Solving our gotchas with normalization

A partial solution to the above gotchas is to use normalization. Normalization is the process of transforming text into a standard form. Unicode defines four normalization forms: NFC, NFD, NFKC, and NFKD. The most common normalization form is NFC, which is the composed form. NFC is the standard form for most text processing.

For example, in the following Go code:

package main

import (
    "fmt"
    "golang.org/x/text/unicode/norm"
    "strconv"
)

func main() {
    str1, _ := strconv.Unquote(`"\uAC00"`)       // 가
    str2, _ := strconv.Unquote(`"\u1100\u1161"`) // ᄀ + ᅡ
    fmt.Println(str1)
    fmt.Println(str2)
    if str1 == str2 {
       fmt.Println("raw equal")
    } else {
       fmt.Println("raw not equal")
    }
    strNorm1 := norm.NFC.String(str1)
    strNorm2 := norm.NFC.String(str2)
    if strNorm1 == strNorm2 {
       fmt.Println("normalized equal")
    } else {
       fmt.Println("normalized not equal")
    }

}

The two strings are not equal in their raw form but equal after normalization. Normalizing before inserting, updating, and searching in the database can solve the Unicode equivalence issue while allowing the user to keep the case-insensitive sorting.

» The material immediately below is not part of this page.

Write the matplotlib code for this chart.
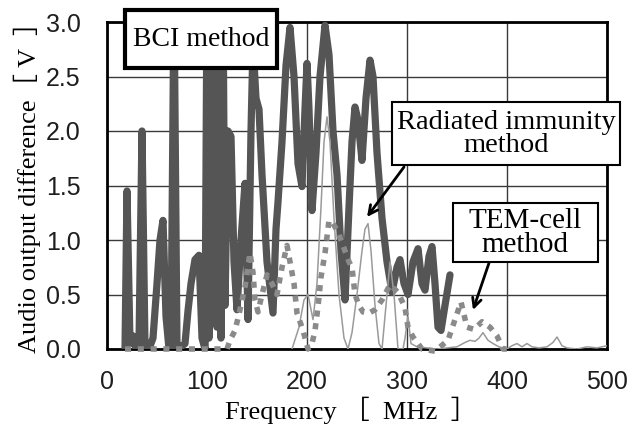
import matplotlib
matplotlib.use("Agg")
import matplotlib.pyplot as plt
from matplotlib.patches import Rectangle

# ---------------- data ----------------
bci_freq = [18, 20, 23, 26, 29, 32, 35, 38, 42, 46, 50, 53, 56, 59, 62, 64, 67, 70,
            74, 78, 81, 84, 88, 92, 95, 98, 100, 102, 104, 106, 108, 110, 112, 114,
            116, 118, 121, 124, 127, 130, 134, 138, 141, 144, 146, 149, 152, 155,
            160, 166, 169, 171, 175, 179, 183, 187, 191, 195, 198, 200, 202, 205,
            209, 213, 218, 222, 226, 230, 234, 238, 242, 245, 248, 251, 255, 259,
            263, 266, 270, 275, 280, 285, 290, 293, 297, 301, 306, 311, 315, 318,
            322, 325, 328, 331, 334, 338, 343]
bci_volt = [0.0, 1.45, 0.05, 0.12, 0.0, 0.05, 2.0, 0.02, 0.0, 0.1, 0.6, 1.0, 1.18, 0.3,
            0.0, 0.0, 3.3, 0.0, 0.02, 0.05, 0.35, 0.6, 0.82, 0.86, 0.1, 0.0, 3.3, 0.1,
            3.3, 0.3, 3.3, 0.2, 3.3, 0.1, 3.3, 0.4, 2.0, 1.95, 0.8, 0.36, 1.0, 1.52,
            0.27, 2.0, 2.8, 2.3, 2.2, 1.6, 0.8, 0.33, 1.1, 1.35, 1.9, 2.6, 2.95, 2.5,
            1.7, 1.49, 2.2, 2.62, 2.2, 1.27, 1.8, 2.5, 2.97, 2.7, 2.0, 1.6, 0.9, 0.45,
            1.3, 1.9, 2.22, 2.1, 1.73, 2.3, 2.65, 2.5, 1.8, 1.2, 0.8, 0.52, 0.75, 0.82,
            0.6, 0.5, 0.8, 0.92, 0.6, 0.54, 0.85, 0.94, 0.6, 0.2, 0.17, 0.4, 0.68]

rad_freq = [185, 192, 197, 201, 206, 210, 214, 217, 220, 223, 227, 232, 237, 241, 245,
            250, 255, 258, 261, 264, 268, 272, 275, 279, 283, 287, 291, 296, 298, 301,
            304, 310, 330, 350, 358, 363, 368, 372, 376, 381, 386, 392, 400, 405, 410,
            415, 420, 425, 432, 440, 446, 450, 455, 460, 470, 480, 490, 500]
rad_volt = [0.0, 0.2, 0.45, 0.5, 0.27, 0.6, 1.3, 1.9, 2.13, 1.9, 1.2, 0.5, 0.1, 0.0,
            0.15, 0.5, 0.9, 1.1, 1.15, 0.9, 0.4, 0.05, 0.0, 0.4, 0.8, 0.5, 0.0, 0.0,
            0.1, 0.3, 0.05, 0.02, 0.0, 0.02, 0.06, 0.08, 0.07, 0.1, 0.15, 0.08, 0.05,
            0.02, 0.0, 0.03, 0.05, 0.02, 0.05, 0.02, 0.01, 0.02, 0.06, 0.11, 0.03,
            0.01, 0.0, 0.02, 0.01, 0.03]

tem_freq = [18, 40, 60, 80, 100, 120, 123, 128, 133, 138, 143, 146, 148, 151, 155, 160,
            165, 170, 175, 180, 183, 187, 190, 196, 201, 205, 208, 211, 214, 218, 222,
            226, 230, 234, 238, 242, 245, 248, 252, 256, 262, 268, 275, 283, 291, 298,
            301, 306, 315, 328, 341, 348, 354, 360, 367, 375, 383, 390, 396, 400]
tem_volt = [0.0, 0.0, 0.0, 0.0, 0.0, 0.0, 0.08, 0.17, 0.36, 0.57, 0.88, 0.7, 0.45, 0.34,
            0.5, 0.68, 0.6, 0.5, 0.75, 0.95, 0.8, 0.6, 0.33, 0.17, 0.0, 0.05, 0.17, 0.39,
            0.66, 0.88, 1.18, 1.15, 1.09, 1.0, 0.9, 0.8, 0.75, 0.5, 0.4, 0.34, 0.33,
            0.36, 0.45, 0.59, 0.52, 0.38, 0.2, 0.11, 0.0, -0.02, 0.08, 0.27, 0.43, 0.2,
            0.18, 0.25, 0.2, 0.12, 0.0, 0.0]

x_ticks = [0, 100, 200, 300, 400, 500]
y_ticks = [0.0, 0.5, 1.0, 1.5, 2.0, 2.5, 3.0]
x_label = "Frequency ［  MHz  ］"
y_label = "Audio output difference［ V  ］"
label_bci = "BCI method"
label_rad = "Radiated immunity\nmethod"
label_tem = "TEM-cell\nmethod"

# ---------------- figure ----------------
W, H = 636, 429
fig = plt.figure(figsize=(W / 100, H / 100), dpi=100)
fig.patch.set_facecolor("white")

def fx(px):
    return px / W

def fy(py):
    return 1 - py / H

ax = fig.add_axes([fx(107), fy(349), 500 / W, 327 / H])
ax.set_xlim(0, 500)
ax.set_ylim(0, 3.0)

ax.plot(bci_freq, bci_volt, color="#555555", lw=5.2, solid_joinstyle="round",
        solid_capstyle="round", zorder=3)
ax.plot(rad_freq, rad_volt, color="#9a9a9a", lw=1.1, zorder=4)
ax.plot(tem_freq, tem_volt, color="#8a8a8a", lw=4.0, linestyle=(0, (1.1, 1.2)),
        dash_capstyle="butt", zorder=5, clip_on=False)

ax.set_xticks(x_ticks)
ax.set_xticklabels([str(v) for v in x_ticks])
ax.set_yticks(y_ticks)
ax.set_yticklabels([f"{v:.1f}" for v in y_ticks])
ax.tick_params(axis="both", length=0, labelsize=18, colors="#1e1e1e")
ax.tick_params(axis="y", pad=19)
ax.tick_params(axis="x", pad=15)
for lab in ax.get_xticklabels() + ax.get_yticklabels():
    lab.set_fontfamily("Liberation Sans")

ax.grid(True, color="#3a3a3a", lw=1.0, zorder=1)
ax.set_axisbelow(True)
for sp in ax.spines.values():
    sp.set_linewidth(2.0)
    sp.set_color("black")

serif = ["Liberation Serif", "Noto Sans CJK JP", "DejaVu Sans"]
fig.text(fx(351), fy(410), x_label, ha="center", va="center", fontsize=19,
         family=serif)
fig.text(fx(27), fy(181), y_label, ha="center", va="center", fontsize=19,
         family=serif, rotation=90)

# annotation boxes
def box(x0, y0, x1, y1, lw):
    r = Rectangle((fx(x0), fy(y1)), fx(x1) - fx(x0), fy(y0) - fy(y1),
                  transform=fig.transFigure, facecolor="white", edgecolor="black",
                  lw=lw, zorder=10)
    fig.patches.append(r)

box(125, 10, 277, 68, 3.0)
fig.text(fx(201), fy(40), label_bci, ha="center", va="center", fontsize=20,
         family=serif, zorder=11)

box(392, 102, 620, 165, 1.5)
fig.text(fx(506), fy(134), label_rad, ha="center", va="center", fontsize=20.5,
         family=serif, linespacing=0.9, multialignment="center", zorder=11)

box(453, 203, 598, 262, 1.5)
fig.text(fx(525), fy(233), label_tem, ha="center", va="center", fontsize=21,
         family=serif, linespacing=0.9, multialignment="center", zorder=11)

arrow = dict(arrowstyle="->", lw=2.0, color="black", mutation_scale=16,
             shrinkA=0, shrinkB=0)
ax.annotate("", xy=(367, H - 217), xytext=(404, H - 167),
            xycoords="figure pixels", textcoords="figure pixels", arrowprops=arrow)
ax.annotate("", xy=(473, H - 310), xytext=(489, H - 263),
            xycoords="figure pixels", textcoords="figure pixels", arrowprops=arrow)

fig.savefig("out.png", dpi=100)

To solve emoji equivalence, we can use the utf8mb4_bin collation for the = comparison. However, if our column is indexed, we may need to use the utf8mb4_bin collation for the index. We cannot have a different collation for the column and the index, but we could use a second generated column with the utf8mb4_bin collation and index that column.

Conclusion

Unicode and emoji support is essential for any app aiming to reach an international audience. Unicode equivalence, emoji equivalence, and case-insensitive sorting are common issues with Unicode and emoji support. Normalization can solve the Unicode equivalence issue while allowing the user to keep the case-insensitive sorting. Using the utf8mb4_bin collation for the = comparison can solve the emoji equivalence issue.